▶ **What is being asked**
Output every line exactly as written. Leave out pictures.

▶ **Data extract**
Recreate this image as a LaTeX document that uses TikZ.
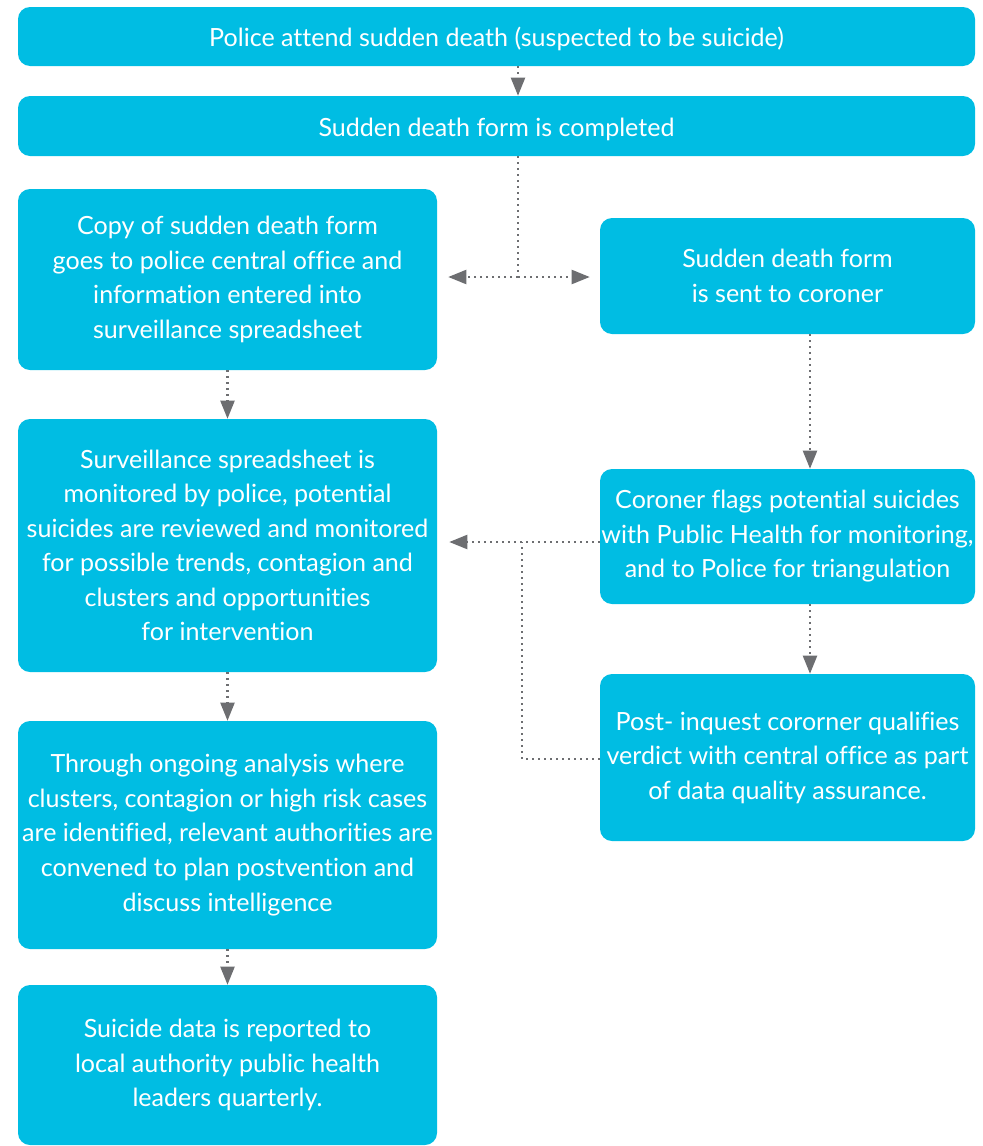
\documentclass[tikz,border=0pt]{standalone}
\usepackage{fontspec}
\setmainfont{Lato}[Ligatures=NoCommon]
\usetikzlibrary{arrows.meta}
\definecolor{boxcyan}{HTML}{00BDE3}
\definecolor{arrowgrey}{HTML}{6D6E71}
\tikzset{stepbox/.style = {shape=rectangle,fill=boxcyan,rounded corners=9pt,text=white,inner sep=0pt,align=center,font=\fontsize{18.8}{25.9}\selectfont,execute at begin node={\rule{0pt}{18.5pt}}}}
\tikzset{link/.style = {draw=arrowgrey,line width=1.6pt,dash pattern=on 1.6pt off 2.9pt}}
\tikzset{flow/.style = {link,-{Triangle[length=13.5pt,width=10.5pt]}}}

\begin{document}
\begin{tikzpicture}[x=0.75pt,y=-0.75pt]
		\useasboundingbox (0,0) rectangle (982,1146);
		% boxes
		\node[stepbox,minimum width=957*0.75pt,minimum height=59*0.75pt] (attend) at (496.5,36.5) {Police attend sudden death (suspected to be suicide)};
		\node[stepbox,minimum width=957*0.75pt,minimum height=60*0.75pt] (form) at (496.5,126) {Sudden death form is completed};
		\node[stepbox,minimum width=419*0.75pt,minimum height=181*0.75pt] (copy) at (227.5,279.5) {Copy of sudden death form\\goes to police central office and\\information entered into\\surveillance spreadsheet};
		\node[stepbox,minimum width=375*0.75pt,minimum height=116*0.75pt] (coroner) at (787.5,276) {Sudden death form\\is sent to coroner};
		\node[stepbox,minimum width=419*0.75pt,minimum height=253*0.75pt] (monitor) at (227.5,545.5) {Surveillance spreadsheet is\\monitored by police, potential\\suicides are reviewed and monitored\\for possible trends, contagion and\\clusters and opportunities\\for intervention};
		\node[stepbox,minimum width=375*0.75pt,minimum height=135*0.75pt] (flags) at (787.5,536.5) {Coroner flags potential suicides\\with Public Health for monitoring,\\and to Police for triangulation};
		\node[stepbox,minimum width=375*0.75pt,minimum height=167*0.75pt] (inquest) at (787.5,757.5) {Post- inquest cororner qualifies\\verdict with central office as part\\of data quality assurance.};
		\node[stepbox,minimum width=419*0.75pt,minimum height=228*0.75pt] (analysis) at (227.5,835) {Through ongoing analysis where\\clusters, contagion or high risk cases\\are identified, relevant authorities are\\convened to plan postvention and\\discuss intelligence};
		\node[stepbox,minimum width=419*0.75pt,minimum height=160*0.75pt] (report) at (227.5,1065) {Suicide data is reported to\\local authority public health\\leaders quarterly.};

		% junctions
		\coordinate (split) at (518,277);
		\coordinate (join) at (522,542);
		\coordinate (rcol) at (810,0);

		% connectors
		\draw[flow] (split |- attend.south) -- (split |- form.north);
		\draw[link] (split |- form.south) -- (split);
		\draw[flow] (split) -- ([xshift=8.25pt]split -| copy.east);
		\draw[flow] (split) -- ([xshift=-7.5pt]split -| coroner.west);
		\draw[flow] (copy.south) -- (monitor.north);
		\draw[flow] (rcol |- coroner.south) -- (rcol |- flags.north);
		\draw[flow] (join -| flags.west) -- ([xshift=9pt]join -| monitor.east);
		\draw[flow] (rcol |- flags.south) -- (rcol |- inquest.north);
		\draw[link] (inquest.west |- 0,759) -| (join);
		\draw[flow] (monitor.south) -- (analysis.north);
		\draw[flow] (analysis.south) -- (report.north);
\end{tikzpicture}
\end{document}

▶ **Task response**
Recreate this image as a LaTeX document that uses TikZ.
\documentclass[tikz,border=0pt]{standalone}
\usepackage{fontspec}
\setmainfont{Lato}[Ligatures=NoCommon]
\usetikzlibrary{arrows.meta}
\definecolor{boxcyan}{HTML}{00BDE3}
\definecolor{arrowgrey}{HTML}{6D6E71}
\tikzset{stepbox/.style = {shape=rectangle,fill=boxcyan,rounded corners=9pt,text=white,inner sep=0pt,align=center,font=\fontsize{18.8}{25.9}\selectfont,execute at begin node={\rule{0pt}{18.5pt}}}}
\tikzset{link/.style = {draw=arrowgrey,line width=1.6pt,dash pattern=on 1.6pt off 2.9pt}}
\tikzset{flow/.style = {link,-{Triangle[length=13.5pt,width=10.5pt]}}}

\begin{document}
\begin{tikzpicture}[x=0.75pt,y=-0.75pt]
		\useasboundingbox (0,0) rectangle (982,1146);
		% boxes
		\node[stepbox,minimum width=957*0.75pt,minimum height=59*0.75pt] (attend) at (496.5,36.5) {Police attend sudden death (suspected to be suicide)};
		\node[stepbox,minimum width=957*0.75pt,minimum height=60*0.75pt] (form) at (496.5,126) {Sudden death form is completed};
		\node[stepbox,minimum width=419*0.75pt,minimum height=181*0.75pt] (copy) at (227.5,279.5) {Copy of sudden death form\\goes to police central office and\\information entered into\\surveillance spreadsheet};
		\node[stepbox,minimum width=375*0.75pt,minimum height=116*0.75pt] (coroner) at (787.5,276) {Sudden death form\\is sent to coroner};
		\node[stepbox,minimum width=419*0.75pt,minimum height=253*0.75pt] (monitor) at (227.5,545.5) {Surveillance spreadsheet is\\monitored by police, potential\\suicides are reviewed and monitored\\for possible trends, contagion and\\clusters and opportunities\\for intervention};
		\node[stepbox,minimum width=375*0.75pt,minimum height=135*0.75pt] (flags) at (787.5,536.5) {Coroner flags potential suicides\\with Public Health for monitoring,\\and to Police for triangulation};
		\node[stepbox,minimum width=375*0.75pt,minimum height=167*0.75pt] (inquest) at (787.5,757.5) {Post- inquest cororner qualifies\\verdict with central office as part\\of data quality assurance.};
		\node[stepbox,minimum width=419*0.75pt,minimum height=228*0.75pt] (analysis) at (227.5,835) {Through ongoing analysis where\\clusters, contagion or high risk cases\\are identified, relevant authorities are\\convened to plan postvention and\\discuss intelligence};
		\node[stepbox,minimum width=419*0.75pt,minimum height=160*0.75pt] (report) at (227.5,1065) {Suicide data is reported to\\local authority public health\\leaders quarterly.};

		% junctions
		\coordinate (split) at (518,277);
		\coordinate (join) at (522,542);
		\coordinate (rcol) at (810,0);

		% connectors
		\draw[flow] (split |- attend.south) -- (split |- form.north);
		\draw[link] (split |- form.south) -- (split);
		\draw[flow] (split) -- ([xshift=8.25pt]split -| copy.east);
		\draw[flow] (split) -- ([xshift=-7.5pt]split -| coroner.west);
		\draw[flow] (copy.south) -- (monitor.north);
		\draw[flow] (rcol |- coroner.south) -- (rcol |- flags.north);
		\draw[flow] (join -| flags.west) -- ([xshift=9pt]join -| monitor.east);
		\draw[flow] (rcol |- flags.south) -- (rcol |- inquest.north);
		\draw[link] (inquest.west |- 0,759) -| (join);
		\draw[flow] (monitor.south) -- (analysis.north);
		\draw[flow] (analysis.south) -- (report.north);
\end{tikzpicture}
\end{document}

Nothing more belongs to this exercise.